● **TASK DESCRIPTION**: Repeat everything from the first line of the listing below through the line that contains "const kdS2Labels = ['100', '250', '500', '1000'];", exactly. Leave out pictures.

[Start]

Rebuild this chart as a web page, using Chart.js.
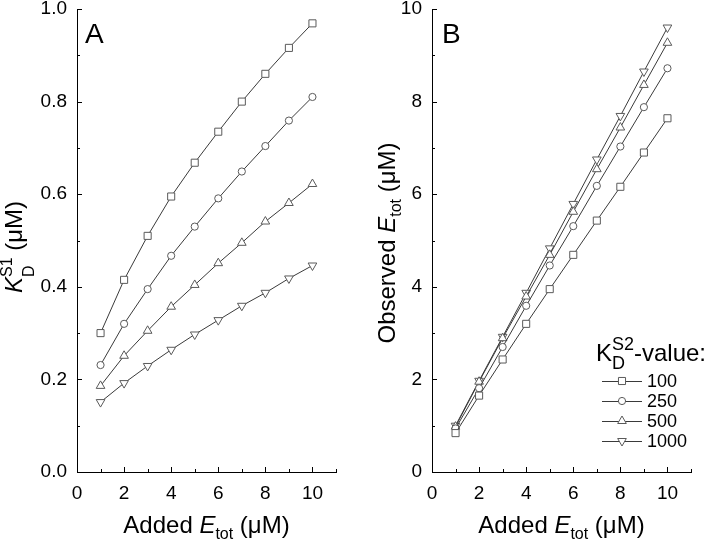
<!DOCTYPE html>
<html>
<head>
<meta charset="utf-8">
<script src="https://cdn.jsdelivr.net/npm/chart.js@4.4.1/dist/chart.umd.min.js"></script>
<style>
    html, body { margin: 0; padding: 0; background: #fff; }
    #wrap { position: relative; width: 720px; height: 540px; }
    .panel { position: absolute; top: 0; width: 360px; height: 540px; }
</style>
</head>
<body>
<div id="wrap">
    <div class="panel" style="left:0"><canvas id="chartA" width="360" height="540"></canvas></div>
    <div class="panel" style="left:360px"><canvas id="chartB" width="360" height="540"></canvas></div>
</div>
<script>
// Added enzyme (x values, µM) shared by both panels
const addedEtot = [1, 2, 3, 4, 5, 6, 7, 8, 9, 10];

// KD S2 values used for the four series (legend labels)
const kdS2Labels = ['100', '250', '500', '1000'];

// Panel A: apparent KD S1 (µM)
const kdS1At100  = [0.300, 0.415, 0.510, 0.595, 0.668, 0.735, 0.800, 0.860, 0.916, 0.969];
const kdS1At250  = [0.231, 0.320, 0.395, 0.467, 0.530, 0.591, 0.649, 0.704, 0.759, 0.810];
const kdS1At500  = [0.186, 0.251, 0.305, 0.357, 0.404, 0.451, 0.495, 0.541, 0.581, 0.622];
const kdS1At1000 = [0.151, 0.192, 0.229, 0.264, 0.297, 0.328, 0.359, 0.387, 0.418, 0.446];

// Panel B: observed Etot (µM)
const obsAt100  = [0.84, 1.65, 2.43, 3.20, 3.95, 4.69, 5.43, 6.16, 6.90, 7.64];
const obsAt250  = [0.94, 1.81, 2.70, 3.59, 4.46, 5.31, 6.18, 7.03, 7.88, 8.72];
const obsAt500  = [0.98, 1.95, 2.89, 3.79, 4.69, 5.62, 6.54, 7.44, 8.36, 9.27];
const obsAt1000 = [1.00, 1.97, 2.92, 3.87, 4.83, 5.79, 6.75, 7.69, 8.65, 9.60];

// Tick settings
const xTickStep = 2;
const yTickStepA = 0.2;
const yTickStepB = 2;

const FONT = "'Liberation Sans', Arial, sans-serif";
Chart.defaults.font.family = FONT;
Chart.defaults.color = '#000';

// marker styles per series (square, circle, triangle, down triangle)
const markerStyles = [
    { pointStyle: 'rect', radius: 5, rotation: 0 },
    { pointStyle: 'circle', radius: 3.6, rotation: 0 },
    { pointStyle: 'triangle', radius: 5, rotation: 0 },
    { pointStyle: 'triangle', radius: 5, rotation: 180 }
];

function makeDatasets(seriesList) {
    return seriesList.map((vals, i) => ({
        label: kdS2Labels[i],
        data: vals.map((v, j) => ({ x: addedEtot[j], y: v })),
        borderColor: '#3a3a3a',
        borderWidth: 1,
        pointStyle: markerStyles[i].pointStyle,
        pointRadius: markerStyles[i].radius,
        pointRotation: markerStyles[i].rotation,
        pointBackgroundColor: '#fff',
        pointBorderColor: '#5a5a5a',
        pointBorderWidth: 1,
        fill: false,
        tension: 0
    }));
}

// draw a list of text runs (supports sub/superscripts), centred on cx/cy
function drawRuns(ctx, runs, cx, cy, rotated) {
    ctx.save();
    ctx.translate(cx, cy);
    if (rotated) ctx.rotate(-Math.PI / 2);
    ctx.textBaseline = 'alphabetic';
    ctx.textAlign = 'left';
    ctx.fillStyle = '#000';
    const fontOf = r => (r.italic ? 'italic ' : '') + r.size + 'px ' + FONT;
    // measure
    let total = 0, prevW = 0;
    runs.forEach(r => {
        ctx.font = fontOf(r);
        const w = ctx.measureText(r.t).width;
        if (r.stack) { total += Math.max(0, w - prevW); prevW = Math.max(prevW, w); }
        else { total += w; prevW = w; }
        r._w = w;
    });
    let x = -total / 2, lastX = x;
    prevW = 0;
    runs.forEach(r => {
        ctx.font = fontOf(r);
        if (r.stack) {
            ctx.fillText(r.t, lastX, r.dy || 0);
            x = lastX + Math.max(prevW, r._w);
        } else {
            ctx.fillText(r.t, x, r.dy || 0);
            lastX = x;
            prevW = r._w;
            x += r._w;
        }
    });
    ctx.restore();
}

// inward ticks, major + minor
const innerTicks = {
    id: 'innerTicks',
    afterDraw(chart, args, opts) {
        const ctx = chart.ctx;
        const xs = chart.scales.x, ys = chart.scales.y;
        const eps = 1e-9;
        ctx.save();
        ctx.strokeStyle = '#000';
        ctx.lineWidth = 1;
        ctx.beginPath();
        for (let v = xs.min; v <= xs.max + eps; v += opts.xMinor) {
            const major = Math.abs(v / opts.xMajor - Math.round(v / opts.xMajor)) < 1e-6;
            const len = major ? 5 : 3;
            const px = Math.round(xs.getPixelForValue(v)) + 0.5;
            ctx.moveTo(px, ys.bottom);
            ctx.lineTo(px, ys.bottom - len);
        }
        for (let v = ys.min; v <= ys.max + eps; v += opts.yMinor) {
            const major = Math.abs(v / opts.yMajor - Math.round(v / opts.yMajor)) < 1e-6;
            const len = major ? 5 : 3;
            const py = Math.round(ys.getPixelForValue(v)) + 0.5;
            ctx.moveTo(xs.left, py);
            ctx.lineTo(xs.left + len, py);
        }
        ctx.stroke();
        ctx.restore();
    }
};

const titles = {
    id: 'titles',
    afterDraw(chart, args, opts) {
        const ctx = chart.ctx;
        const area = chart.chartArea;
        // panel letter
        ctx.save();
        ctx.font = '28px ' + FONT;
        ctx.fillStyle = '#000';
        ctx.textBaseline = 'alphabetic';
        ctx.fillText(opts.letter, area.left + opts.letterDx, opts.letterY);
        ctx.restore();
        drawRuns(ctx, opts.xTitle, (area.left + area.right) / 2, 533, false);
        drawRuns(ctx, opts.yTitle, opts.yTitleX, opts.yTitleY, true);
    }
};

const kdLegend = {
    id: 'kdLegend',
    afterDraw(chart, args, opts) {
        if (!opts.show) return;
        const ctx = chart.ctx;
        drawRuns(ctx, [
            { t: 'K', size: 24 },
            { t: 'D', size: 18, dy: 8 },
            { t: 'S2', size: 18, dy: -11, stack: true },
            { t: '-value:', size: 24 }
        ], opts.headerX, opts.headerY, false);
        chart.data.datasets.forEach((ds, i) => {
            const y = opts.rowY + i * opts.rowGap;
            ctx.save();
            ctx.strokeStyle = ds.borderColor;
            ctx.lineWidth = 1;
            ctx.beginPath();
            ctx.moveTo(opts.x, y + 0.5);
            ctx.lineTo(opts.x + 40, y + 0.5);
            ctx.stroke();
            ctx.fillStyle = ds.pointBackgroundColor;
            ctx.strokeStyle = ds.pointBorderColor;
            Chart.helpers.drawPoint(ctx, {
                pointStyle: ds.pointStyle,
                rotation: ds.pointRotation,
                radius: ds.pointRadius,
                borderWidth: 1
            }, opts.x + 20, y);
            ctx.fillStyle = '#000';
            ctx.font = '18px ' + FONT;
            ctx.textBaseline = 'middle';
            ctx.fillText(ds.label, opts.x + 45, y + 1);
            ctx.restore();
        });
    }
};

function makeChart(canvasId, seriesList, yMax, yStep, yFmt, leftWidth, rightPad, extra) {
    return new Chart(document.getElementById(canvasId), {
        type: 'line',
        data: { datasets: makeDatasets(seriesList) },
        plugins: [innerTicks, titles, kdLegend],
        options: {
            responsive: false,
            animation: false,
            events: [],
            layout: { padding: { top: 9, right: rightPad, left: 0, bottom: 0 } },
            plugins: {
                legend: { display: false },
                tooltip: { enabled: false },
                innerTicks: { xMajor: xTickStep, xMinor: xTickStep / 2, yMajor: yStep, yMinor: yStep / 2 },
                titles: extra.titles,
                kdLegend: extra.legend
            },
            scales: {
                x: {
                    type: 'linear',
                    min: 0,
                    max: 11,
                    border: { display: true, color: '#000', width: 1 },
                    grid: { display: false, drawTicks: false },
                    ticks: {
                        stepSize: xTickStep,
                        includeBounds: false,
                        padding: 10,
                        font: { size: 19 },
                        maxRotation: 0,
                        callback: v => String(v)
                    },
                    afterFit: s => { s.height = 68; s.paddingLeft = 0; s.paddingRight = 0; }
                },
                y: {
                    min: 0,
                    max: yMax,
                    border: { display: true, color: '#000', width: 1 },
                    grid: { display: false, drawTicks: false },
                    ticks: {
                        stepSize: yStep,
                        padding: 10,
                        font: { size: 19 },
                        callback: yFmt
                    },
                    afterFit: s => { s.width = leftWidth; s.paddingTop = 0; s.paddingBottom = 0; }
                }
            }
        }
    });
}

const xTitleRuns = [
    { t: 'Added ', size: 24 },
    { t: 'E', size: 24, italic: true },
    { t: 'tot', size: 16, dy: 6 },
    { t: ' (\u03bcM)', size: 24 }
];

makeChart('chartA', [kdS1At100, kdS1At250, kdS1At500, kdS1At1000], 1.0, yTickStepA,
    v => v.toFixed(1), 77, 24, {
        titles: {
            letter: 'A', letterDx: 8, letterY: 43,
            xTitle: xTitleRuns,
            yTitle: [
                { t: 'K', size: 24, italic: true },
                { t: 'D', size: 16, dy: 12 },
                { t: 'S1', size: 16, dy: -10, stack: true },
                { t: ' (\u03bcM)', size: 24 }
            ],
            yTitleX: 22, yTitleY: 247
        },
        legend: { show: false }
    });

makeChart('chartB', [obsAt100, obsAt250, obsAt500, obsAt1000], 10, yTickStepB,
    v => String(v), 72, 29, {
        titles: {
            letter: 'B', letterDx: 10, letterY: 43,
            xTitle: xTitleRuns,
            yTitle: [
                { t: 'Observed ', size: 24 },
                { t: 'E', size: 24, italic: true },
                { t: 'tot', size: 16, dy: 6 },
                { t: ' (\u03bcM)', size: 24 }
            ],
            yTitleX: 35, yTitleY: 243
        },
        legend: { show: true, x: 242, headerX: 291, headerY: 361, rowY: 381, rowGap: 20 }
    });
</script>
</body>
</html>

[End]

● **EXERCISE RESPONSE**:
Rebuild this chart as a web page, using Chart.js.
<!DOCTYPE html>
<html>
<head>
<meta charset="utf-8">
<script src="https://cdn.jsdelivr.net/npm/chart.js@4.4.1/dist/chart.umd.min.js"></script>
<style>
    html, body { margin: 0; padding: 0; background: #fff; }
    #wrap { position: relative; width: 720px; height: 540px; }
    .panel { position: absolute; top: 0; width: 360px; height: 540px; }
</style>
</head>
<body>
<div id="wrap">
    <div class="panel" style="left:0"><canvas id="chartA" width="360" height="540"></canvas></div>
    <div class="panel" style="left:360px"><canvas id="chartB" width="360" height="540"></canvas></div>
</div>
<script>
// Added enzyme (x values, µM) shared by both panels
const addedEtot = [1, 2, 3, 4, 5, 6, 7, 8, 9, 10];

// KD S2 values used for the four series (legend labels)
const kdS2Labels = ['100', '250', '500', '1000'];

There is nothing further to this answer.